You will cast at allot of fish, you will get follows, nibbles, and excitement with most all the fish you cast at but dont spook, but getting one to actually eat is another story. My ratio of casts to eats are 4eats 100casts at fish, and 4 eats to 50 following "nibblers" at best, lol! My second bit of advice, dont set the hook on a nibbler, wait till it picks up the fly completely, many times this will result in a few nibbles and then the fish losing interest and turning away, but also presents an pprotunity to make one or two more cast at them, they will get annoyed and have a higher chance of eating.
I noticed when there are groups of 5-6 fish together, they all compete for the fly, and you have an even better chance of hooking up. 
Go ahead and give this a shot yourselves!


----------



## Mooseknuckle (Oct 9, 2012)

great report.


----------



## Shadowcast (Feb 26, 2008)

Some of those Martian Toads need to find their way into my hands.....


----------



## Guest (Dec 3, 2012)

I've thrown at a few in Louisiana, it's definitely tough to make them eat...lots of nibblers


----------



## fishnride883 (Mar 20, 2012)

> Some of those Martian Toads need to find their way into my hands.....


Ill hook you up Jon I will tie a few up for you let me know where to send them


----------



## nightfly (Jul 7, 2011)

you are the sheepshead ninja. i've only caught 2 on the fly one blind casting and one nice one sight casted. i get a lot of followers.
im very proud of this catch


----------



## Bill_Laminack (Feb 12, 2012)

Great info!


----------



## fishnride883 (Mar 20, 2012)

Update on the hook size for the fly, they are Gamagatsu SC15 size 2


----------



## CurtisWright (May 9, 2012)

Lousiana Permit.
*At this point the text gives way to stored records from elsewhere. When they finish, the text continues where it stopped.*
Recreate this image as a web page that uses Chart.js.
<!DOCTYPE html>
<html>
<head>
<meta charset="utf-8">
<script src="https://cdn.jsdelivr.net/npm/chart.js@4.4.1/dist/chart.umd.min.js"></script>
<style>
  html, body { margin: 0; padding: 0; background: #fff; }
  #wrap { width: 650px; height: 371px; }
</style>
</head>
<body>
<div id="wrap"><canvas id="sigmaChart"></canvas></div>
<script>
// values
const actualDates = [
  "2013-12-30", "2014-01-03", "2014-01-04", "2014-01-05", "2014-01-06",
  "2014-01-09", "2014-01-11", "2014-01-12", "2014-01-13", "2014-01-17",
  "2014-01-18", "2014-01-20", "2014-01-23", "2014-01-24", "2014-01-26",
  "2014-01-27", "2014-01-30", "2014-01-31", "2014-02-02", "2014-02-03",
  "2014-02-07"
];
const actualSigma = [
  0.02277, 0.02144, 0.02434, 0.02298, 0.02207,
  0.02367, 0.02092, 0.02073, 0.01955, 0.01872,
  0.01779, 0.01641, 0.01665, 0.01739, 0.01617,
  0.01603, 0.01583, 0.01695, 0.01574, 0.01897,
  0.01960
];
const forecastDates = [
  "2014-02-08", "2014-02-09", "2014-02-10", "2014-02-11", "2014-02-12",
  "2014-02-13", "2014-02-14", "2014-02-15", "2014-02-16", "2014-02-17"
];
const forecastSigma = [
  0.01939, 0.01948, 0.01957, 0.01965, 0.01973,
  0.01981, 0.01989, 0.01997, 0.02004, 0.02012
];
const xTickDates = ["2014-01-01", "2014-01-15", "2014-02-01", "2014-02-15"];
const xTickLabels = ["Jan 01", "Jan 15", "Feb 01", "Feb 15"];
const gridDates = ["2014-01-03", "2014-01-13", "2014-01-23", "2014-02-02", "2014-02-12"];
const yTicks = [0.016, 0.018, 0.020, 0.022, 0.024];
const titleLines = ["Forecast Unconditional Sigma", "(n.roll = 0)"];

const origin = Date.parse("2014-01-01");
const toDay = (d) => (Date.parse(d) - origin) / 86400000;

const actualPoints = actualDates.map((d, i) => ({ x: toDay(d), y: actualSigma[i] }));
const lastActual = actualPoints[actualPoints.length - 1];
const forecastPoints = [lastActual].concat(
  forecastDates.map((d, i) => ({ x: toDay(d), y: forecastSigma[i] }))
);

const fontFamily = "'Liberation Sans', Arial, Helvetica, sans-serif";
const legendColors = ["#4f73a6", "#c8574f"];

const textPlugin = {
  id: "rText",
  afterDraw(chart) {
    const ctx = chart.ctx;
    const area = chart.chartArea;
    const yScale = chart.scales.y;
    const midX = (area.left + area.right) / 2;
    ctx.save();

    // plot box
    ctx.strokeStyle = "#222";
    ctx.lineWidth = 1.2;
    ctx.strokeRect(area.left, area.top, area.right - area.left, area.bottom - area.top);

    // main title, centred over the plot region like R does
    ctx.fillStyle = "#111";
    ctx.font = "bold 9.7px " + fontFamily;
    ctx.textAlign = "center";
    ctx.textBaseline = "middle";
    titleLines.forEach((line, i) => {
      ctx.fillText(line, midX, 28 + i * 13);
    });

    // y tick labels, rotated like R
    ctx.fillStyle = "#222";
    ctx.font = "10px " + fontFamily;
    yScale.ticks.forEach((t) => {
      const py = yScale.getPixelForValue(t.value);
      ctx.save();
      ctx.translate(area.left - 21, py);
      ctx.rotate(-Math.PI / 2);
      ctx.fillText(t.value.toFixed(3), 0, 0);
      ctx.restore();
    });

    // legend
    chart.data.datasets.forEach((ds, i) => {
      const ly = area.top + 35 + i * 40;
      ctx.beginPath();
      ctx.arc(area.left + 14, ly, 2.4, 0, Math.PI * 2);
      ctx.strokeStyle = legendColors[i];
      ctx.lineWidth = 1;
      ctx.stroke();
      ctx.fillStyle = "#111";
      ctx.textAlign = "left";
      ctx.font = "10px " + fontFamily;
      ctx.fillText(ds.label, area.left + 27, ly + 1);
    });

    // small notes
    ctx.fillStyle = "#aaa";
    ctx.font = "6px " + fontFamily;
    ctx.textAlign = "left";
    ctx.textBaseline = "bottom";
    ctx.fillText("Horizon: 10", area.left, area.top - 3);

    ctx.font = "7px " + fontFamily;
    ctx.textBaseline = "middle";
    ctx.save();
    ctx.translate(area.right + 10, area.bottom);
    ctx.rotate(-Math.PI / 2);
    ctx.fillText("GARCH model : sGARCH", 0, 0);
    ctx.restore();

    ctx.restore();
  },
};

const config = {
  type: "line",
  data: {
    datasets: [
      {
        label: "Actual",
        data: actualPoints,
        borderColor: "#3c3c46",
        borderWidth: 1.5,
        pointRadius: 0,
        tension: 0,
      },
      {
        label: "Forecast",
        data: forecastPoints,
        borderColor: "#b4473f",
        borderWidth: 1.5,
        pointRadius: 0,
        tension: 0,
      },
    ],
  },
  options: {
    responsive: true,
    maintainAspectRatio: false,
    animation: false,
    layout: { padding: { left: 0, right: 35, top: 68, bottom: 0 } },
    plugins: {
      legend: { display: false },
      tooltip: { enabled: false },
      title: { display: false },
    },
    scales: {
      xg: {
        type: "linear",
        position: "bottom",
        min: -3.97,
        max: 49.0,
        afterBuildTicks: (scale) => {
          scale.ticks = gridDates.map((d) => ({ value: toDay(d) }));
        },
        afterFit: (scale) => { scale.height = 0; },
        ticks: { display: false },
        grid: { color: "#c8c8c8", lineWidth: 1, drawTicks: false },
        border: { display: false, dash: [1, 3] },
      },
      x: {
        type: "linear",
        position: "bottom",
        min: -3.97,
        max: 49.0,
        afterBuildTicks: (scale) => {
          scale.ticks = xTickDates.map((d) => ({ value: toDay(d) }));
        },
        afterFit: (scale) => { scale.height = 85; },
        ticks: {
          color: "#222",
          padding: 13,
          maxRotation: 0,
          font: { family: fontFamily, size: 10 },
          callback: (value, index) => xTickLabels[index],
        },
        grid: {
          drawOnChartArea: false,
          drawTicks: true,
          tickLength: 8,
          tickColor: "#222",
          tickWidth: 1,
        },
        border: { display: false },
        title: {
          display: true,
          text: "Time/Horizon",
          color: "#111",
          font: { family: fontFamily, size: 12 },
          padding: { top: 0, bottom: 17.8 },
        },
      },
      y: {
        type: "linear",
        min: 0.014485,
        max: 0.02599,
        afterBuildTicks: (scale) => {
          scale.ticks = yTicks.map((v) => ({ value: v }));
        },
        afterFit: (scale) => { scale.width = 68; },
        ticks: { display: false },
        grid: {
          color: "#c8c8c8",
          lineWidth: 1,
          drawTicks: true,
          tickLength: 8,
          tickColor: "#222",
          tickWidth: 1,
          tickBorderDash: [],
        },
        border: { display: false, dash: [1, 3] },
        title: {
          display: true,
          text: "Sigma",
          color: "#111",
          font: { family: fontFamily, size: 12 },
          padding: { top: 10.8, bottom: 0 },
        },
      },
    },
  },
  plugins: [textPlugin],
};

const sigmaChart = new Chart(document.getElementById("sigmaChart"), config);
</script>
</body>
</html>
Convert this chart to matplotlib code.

I have tried but never succeeded. Nicely done my friend.


----------



## Terry (Jul 26, 2009)

Had the pleasure of finally fooling one of these suckers into eating a fly. Been throwing at Sheeps for over 10 years!! Finally finally finally!!!


----------



## kjnengr (Jan 16, 2018)

I've been told that the ones that follow your fly won't eat. I have found that to be pretty true. They either commit and eat the fly, follow it and eventually swim away, or spook off like boogey man is coming after them. 

All of my (4) eats have been on fish that were actively eating - nose down and tail up. I am 0 for 1000 on cruisers.


----------



## ElLobo (Sep 14, 2020)

They eat pretty hard in LA. Never caught one on my home waters in Charleston on fly.


----------



## jay.bush1434 (Dec 27, 2014)

Holy thread resurection Batman! They are my favorite fish to chase on fly, at least locally. I target them more than redfish and have learned a lot over the last few years. The original post has some good info. From our efforts, we are making about 20-30 casts per hook up. If they are spooked they won't eat. Slow cruising fish will eat, but you've got to be accurate and really watch the fish to feed them. Of course actively feeding and tailing ones are a much higher percentage.


----------



## Bflatisbest (Mar 15, 2017)

Is it just me or are they incredibly difficult to get them to eat in Florida? I have had zero luck, but see that they eat like crazy in Louisiana!


----------



## jay.bush1434 (Dec 27, 2014)

Bflatisbest said:


> Is it just me or are they incredibly difficult to get them to eat in Florida? I have had zero luck, but see that they eat like crazy in Louisiana!


Agree. They are pretty tough in Texas as well. They do seem to be a little more agreeable in Louisiana but it could just be the huge amount of marsh area, they just don't get pressured as much. They certainly average bigger in Louisiana though.


----------



## Mfresh0331 (9 mo ago)

this is awesome


----------



## Drifter (Dec 13, 2018)

Bflatisbest said:


> Is it just me or are they incredibly difficult to get them to eat in Florida? I have had zero luck, but see that they eat like crazy in Louisiana!


Yeah they eat in Louisiana, your not getting "nibblers" in the keys, they are as spooky as it gets lol


----------



## Skram (Feb 8, 2019)

Never got one to eat at home in Alabama. We got 4 eats in LA last weekend. Landed 2. All cruising the grass line. 3 ate immediately and very aggressive. 1 ate on the 8th or 9th cast. Lots of other follows and denials. I had almost given up on them and now I’m addicted. They ate redfish crack flies and one at a smaller black baitfish.


----------



## TX_maverick (Oct 26, 2020)

Most frustrating fish that swims for me. Seems I’m not the only one with dismal cast to hook up ratio.


----------



## HoseMonkey (Jul 8, 2020)

I have no experience chasing these fish on the fly. But it’s a goal of mine but I’ve rarely seen them in the marsh. Is there a certain time of year that they go up in the marsh more?


----------